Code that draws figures
-- START --
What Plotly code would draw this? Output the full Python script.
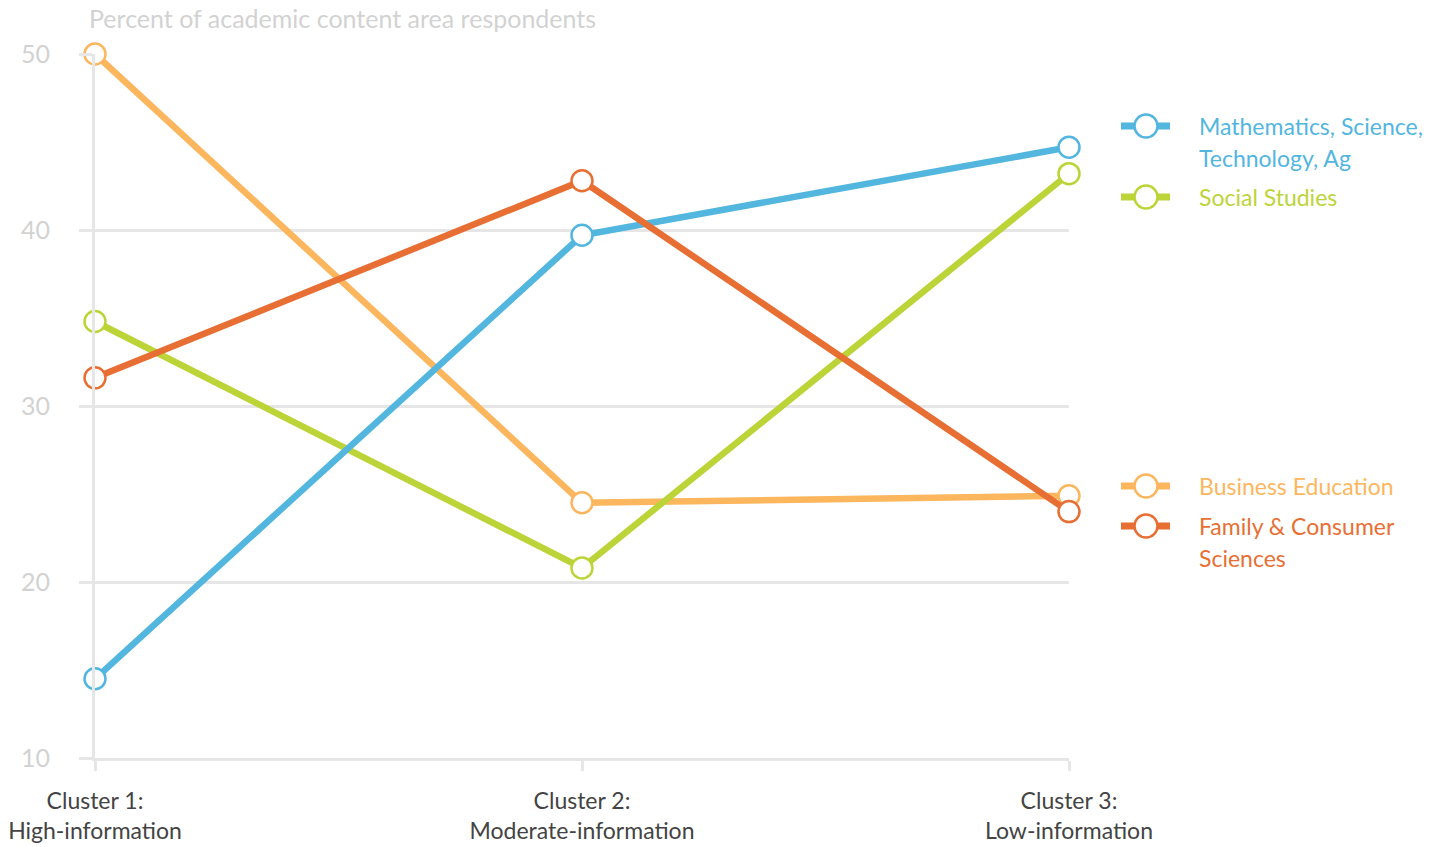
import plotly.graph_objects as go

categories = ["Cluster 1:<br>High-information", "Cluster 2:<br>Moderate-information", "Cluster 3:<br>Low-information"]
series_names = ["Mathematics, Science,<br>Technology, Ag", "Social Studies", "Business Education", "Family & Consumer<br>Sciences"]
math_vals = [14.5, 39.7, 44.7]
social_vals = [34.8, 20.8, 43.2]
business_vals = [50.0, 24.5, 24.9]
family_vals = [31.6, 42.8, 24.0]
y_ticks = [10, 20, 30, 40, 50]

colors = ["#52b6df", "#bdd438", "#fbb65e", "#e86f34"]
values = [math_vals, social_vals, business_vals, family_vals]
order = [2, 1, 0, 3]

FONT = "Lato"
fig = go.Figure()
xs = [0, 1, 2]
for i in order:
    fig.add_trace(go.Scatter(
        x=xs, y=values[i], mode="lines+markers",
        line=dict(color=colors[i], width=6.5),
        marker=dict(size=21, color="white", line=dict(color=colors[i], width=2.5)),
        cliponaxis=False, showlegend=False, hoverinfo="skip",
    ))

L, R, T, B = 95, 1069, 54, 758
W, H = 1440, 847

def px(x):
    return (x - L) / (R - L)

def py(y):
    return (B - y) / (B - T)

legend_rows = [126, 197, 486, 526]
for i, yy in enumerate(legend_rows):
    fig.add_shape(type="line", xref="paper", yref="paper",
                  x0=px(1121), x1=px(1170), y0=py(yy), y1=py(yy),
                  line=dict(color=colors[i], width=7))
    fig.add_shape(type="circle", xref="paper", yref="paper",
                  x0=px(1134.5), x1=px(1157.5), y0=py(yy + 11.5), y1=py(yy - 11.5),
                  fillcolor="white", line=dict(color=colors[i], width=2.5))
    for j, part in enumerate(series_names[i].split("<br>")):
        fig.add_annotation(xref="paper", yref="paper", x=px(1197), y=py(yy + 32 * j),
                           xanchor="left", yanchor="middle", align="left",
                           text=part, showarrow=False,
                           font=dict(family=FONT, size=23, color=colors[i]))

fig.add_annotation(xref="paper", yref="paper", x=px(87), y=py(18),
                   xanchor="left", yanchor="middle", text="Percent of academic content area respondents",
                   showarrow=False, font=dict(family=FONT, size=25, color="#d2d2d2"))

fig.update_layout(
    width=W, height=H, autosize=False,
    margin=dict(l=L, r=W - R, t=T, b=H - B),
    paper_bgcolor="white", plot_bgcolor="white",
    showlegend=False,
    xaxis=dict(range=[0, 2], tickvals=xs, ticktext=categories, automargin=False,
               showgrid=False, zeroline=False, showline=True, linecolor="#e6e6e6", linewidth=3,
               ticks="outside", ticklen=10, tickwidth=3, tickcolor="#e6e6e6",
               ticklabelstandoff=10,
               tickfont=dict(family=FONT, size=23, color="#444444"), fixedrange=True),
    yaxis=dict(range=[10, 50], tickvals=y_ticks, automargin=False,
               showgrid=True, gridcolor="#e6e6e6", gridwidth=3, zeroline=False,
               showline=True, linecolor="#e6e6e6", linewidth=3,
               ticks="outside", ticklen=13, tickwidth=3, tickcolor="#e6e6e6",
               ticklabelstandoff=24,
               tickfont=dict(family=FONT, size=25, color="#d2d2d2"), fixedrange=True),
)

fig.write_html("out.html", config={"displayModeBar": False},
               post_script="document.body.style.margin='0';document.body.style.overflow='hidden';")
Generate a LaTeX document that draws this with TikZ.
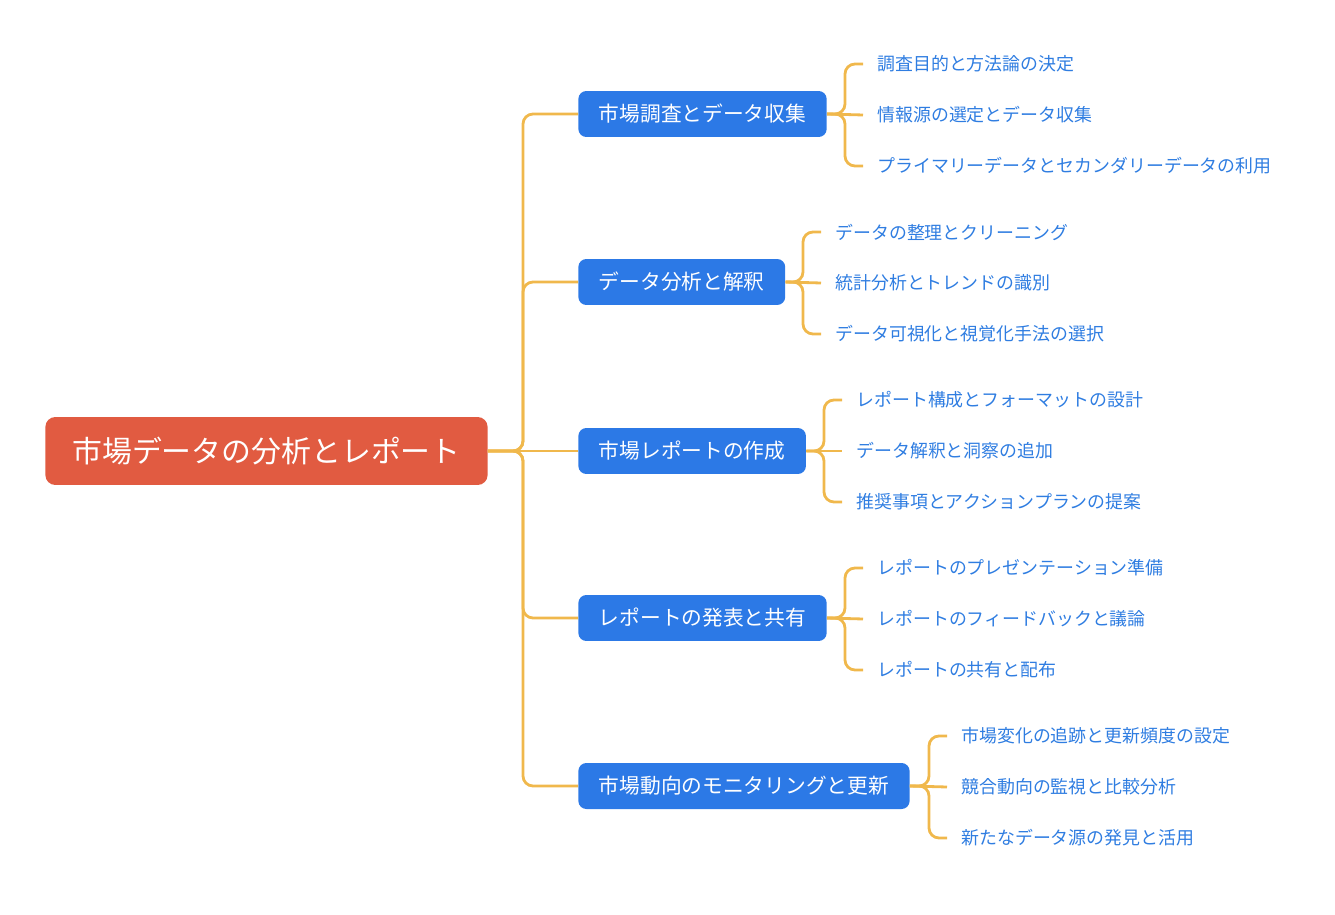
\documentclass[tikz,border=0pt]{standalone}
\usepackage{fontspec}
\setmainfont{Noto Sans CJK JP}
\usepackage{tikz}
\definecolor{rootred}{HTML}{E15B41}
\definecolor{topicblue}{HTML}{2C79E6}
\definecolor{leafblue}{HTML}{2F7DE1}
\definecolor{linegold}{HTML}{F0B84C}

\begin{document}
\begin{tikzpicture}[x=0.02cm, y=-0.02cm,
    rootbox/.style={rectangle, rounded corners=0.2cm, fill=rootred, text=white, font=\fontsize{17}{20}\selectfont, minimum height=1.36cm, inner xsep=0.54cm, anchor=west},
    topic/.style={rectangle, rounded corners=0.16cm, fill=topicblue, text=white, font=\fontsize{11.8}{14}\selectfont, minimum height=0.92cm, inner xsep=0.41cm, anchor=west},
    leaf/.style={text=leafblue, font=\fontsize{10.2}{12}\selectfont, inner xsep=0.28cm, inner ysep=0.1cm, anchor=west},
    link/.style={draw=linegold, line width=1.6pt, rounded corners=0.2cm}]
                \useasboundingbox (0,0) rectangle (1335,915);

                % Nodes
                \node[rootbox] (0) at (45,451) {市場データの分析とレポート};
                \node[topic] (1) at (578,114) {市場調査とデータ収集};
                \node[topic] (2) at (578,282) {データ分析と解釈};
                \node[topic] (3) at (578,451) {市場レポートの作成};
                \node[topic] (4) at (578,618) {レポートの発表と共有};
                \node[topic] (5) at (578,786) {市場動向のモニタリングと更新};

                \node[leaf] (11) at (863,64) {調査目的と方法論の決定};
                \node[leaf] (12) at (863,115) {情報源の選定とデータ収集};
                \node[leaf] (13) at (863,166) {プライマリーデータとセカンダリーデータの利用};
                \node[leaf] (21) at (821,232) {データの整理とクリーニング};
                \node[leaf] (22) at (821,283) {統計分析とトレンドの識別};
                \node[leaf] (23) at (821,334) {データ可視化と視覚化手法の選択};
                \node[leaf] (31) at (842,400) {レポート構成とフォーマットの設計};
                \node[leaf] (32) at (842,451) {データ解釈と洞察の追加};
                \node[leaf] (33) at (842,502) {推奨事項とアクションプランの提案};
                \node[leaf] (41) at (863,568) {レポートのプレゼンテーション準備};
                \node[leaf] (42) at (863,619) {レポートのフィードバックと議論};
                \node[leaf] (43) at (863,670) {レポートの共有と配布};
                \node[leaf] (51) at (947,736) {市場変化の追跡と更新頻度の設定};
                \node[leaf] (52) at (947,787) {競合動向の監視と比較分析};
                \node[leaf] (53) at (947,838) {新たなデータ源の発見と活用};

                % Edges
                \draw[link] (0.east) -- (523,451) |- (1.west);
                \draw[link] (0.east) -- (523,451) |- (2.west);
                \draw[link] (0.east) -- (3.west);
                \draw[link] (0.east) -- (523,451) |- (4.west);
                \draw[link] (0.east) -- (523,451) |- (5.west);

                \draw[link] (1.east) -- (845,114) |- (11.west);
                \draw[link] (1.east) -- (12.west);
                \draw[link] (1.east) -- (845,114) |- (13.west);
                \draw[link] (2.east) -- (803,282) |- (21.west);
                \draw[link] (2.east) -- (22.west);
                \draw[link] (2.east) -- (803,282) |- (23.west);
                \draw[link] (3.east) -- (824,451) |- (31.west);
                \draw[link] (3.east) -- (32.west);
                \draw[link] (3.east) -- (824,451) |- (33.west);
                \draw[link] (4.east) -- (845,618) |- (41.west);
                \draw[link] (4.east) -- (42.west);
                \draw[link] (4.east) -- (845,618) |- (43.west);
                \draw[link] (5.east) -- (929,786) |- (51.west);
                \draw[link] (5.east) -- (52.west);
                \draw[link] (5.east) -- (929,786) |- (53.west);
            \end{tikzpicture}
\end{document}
-- END --
• [What is asked]:
Without the pictures, restate all of the entries above verbatim.

• [Written response]:
What Plotly code would draw this? Output the full Python script.
import plotly.graph_objects as go

categories = ["Cluster 1:<br>High-information", "Cluster 2:<br>Moderate-information", "Cluster 3:<br>Low-information"]
series_names = ["Mathematics, Science,<br>Technology, Ag", "Social Studies", "Business Education", "Family & Consumer<br>Sciences"]
math_vals = [14.5, 39.7, 44.7]
social_vals = [34.8, 20.8, 43.2]
business_vals = [50.0, 24.5, 24.9]
family_vals = [31.6, 42.8, 24.0]
y_ticks = [10, 20, 30, 40, 50]

colors = ["#52b6df", "#bdd438", "#fbb65e", "#e86f34"]
values = [math_vals, social_vals, business_vals, family_vals]
order = [2, 1, 0, 3]

FONT = "Lato"
fig = go.Figure()
xs = [0, 1, 2]
for i in order:
    fig.add_trace(go.Scatter(
        x=xs, y=values[i], mode="lines+markers",
        line=dict(color=colors[i], width=6.5),
        marker=dict(size=21, color="white", line=dict(color=colors[i], width=2.5)),
        cliponaxis=False, showlegend=False, hoverinfo="skip",
    ))

L, R, T, B = 95, 1069, 54, 758
W, H = 1440, 847

def px(x):
    return (x - L) / (R - L)

def py(y):
    return (B - y) / (B - T)

legend_rows = [126, 197, 486, 526]
for i, yy in enumerate(legend_rows):
    fig.add_shape(type="line", xref="paper", yref="paper",
                  x0=px(1121), x1=px(1170), y0=py(yy), y1=py(yy),
                  line=dict(color=colors[i], width=7))
    fig.add_shape(type="circle", xref="paper", yref="paper",
                  x0=px(1134.5), x1=px(1157.5), y0=py(yy + 11.5), y1=py(yy - 11.5),
                  fillcolor="white", line=dict(color=colors[i], width=2.5))
    for j, part in enumerate(series_names[i].split("<br>")):
        fig.add_annotation(xref="paper", yref="paper", x=px(1197), y=py(yy + 32 * j),
                           xanchor="left", yanchor="middle", align="left",
                           text=part, showarrow=False,
                           font=dict(family=FONT, size=23, color=colors[i]))

fig.add_annotation(xref="paper", yref="paper", x=px(87), y=py(18),
                   xanchor="left", yanchor="middle", text="Percent of academic content area respondents",
                   showarrow=False, font=dict(family=FONT, size=25, color="#d2d2d2"))

fig.update_layout(
    width=W, height=H, autosize=False,
    margin=dict(l=L, r=W - R, t=T, b=H - B),
    paper_bgcolor="white", plot_bgcolor="white",
    showlegend=False,
    xaxis=dict(range=[0, 2], tickvals=xs, ticktext=categories, automargin=False,
               showgrid=False, zeroline=False, showline=True, linecolor="#e6e6e6", linewidth=3,
               ticks="outside", ticklen=10, tickwidth=3, tickcolor="#e6e6e6",
               ticklabelstandoff=10,
               tickfont=dict(family=FONT, size=23, color="#444444"), fixedrange=True),
    yaxis=dict(range=[10, 50], tickvals=y_ticks, automargin=False,
               showgrid=True, gridcolor="#e6e6e6", gridwidth=3, zeroline=False,
               showline=True, linecolor="#e6e6e6", linewidth=3,
               ticks="outside", ticklen=13, tickwidth=3, tickcolor="#e6e6e6",
               ticklabelstandoff=24,
               tickfont=dict(family=FONT, size=25, color="#d2d2d2"), fixedrange=True),
)

fig.write_html("out.html", config={"displayModeBar": False},
               post_script="document.body.style.margin='0';document.body.style.overflow='hidden';")
Generate a LaTeX document that draws this with TikZ.
\documentclass[tikz,border=0pt]{standalone}
\usepackage{fontspec}
\setmainfont{Noto Sans CJK JP}
\usepackage{tikz}
\definecolor{rootred}{HTML}{E15B41}
\definecolor{topicblue}{HTML}{2C79E6}
\definecolor{leafblue}{HTML}{2F7DE1}
\definecolor{linegold}{HTML}{F0B84C}

\begin{document}
\begin{tikzpicture}[x=0.02cm, y=-0.02cm,
    rootbox/.style={rectangle, rounded corners=0.2cm, fill=rootred, text=white, font=\fontsize{17}{20}\selectfont, minimum height=1.36cm, inner xsep=0.54cm, anchor=west},
    topic/.style={rectangle, rounded corners=0.16cm, fill=topicblue, text=white, font=\fontsize{11.8}{14}\selectfont, minimum height=0.92cm, inner xsep=0.41cm, anchor=west},
    leaf/.style={text=leafblue, font=\fontsize{10.2}{12}\selectfont, inner xsep=0.28cm, inner ysep=0.1cm, anchor=west},
    link/.style={draw=linegold, line width=1.6pt, rounded corners=0.2cm}]
                \useasboundingbox (0,0) rectangle (1335,915);

                % Nodes
                \node[rootbox] (0) at (45,451) {市場データの分析とレポート};
                \node[topic] (1) at (578,114) {市場調査とデータ収集};
                \node[topic] (2) at (578,282) {データ分析と解釈};
                \node[topic] (3) at (578,451) {市場レポートの作成};
                \node[topic] (4) at (578,618) {レポートの発表と共有};
                \node[topic] (5) at (578,786) {市場動向のモニタリングと更新};

                \node[leaf] (11) at (863,64) {調査目的と方法論の決定};
                \node[leaf] (12) at (863,115) {情報源の選定とデータ収集};
                \node[leaf] (13) at (863,166) {プライマリーデータとセカンダリーデータの利用};
                \node[leaf] (21) at (821,232) {データの整理とクリーニング};
                \node[leaf] (22) at (821,283) {統計分析とトレンドの識別};
                \node[leaf] (23) at (821,334) {データ可視化と視覚化手法の選択};
                \node[leaf] (31) at (842,400) {レポート構成とフォーマットの設計};
                \node[leaf] (32) at (842,451) {データ解釈と洞察の追加};
                \node[leaf] (33) at (842,502) {推奨事項とアクションプランの提案};
                \node[leaf] (41) at (863,568) {レポートのプレゼンテーション準備};
                \node[leaf] (42) at (863,619) {レポートのフィードバックと議論};
                \node[leaf] (43) at (863,670) {レポートの共有と配布};
                \node[leaf] (51) at (947,736) {市場変化の追跡と更新頻度の設定};
                \node[leaf] (52) at (947,787) {競合動向の監視と比較分析};
                \node[leaf] (53) at (947,838) {新たなデータ源の発見と活用};

                % Edges
                \draw[link] (0.east) -- (523,451) |- (1.west);
                \draw[link] (0.east) -- (523,451) |- (2.west);
                \draw[link] (0.east) -- (3.west);
                \draw[link] (0.east) -- (523,451) |- (4.west);
                \draw[link] (0.east) -- (523,451) |- (5.west);

                \draw[link] (1.east) -- (845,114) |- (11.west);
                \draw[link] (1.east) -- (12.west);
                \draw[link] (1.east) -- (845,114) |- (13.west);
                \draw[link] (2.east) -- (803,282) |- (21.west);
                \draw[link] (2.east) -- (22.west);
                \draw[link] (2.east) -- (803,282) |- (23.west);
                \draw[link] (3.east) -- (824,451) |- (31.west);
                \draw[link] (3.east) -- (32.west);
                \draw[link] (3.east) -- (824,451) |- (33.west);
                \draw[link] (4.east) -- (845,618) |- (41.west);
                \draw[link] (4.east) -- (42.west);
                \draw[link] (4.east) -- (845,618) |- (43.west);
                \draw[link] (5.east) -- (929,786) |- (51.west);
                \draw[link] (5.east) -- (52.west);
                \draw[link] (5.east) -- (929,786) |- (53.west);
            \end{tikzpicture}
\end{document}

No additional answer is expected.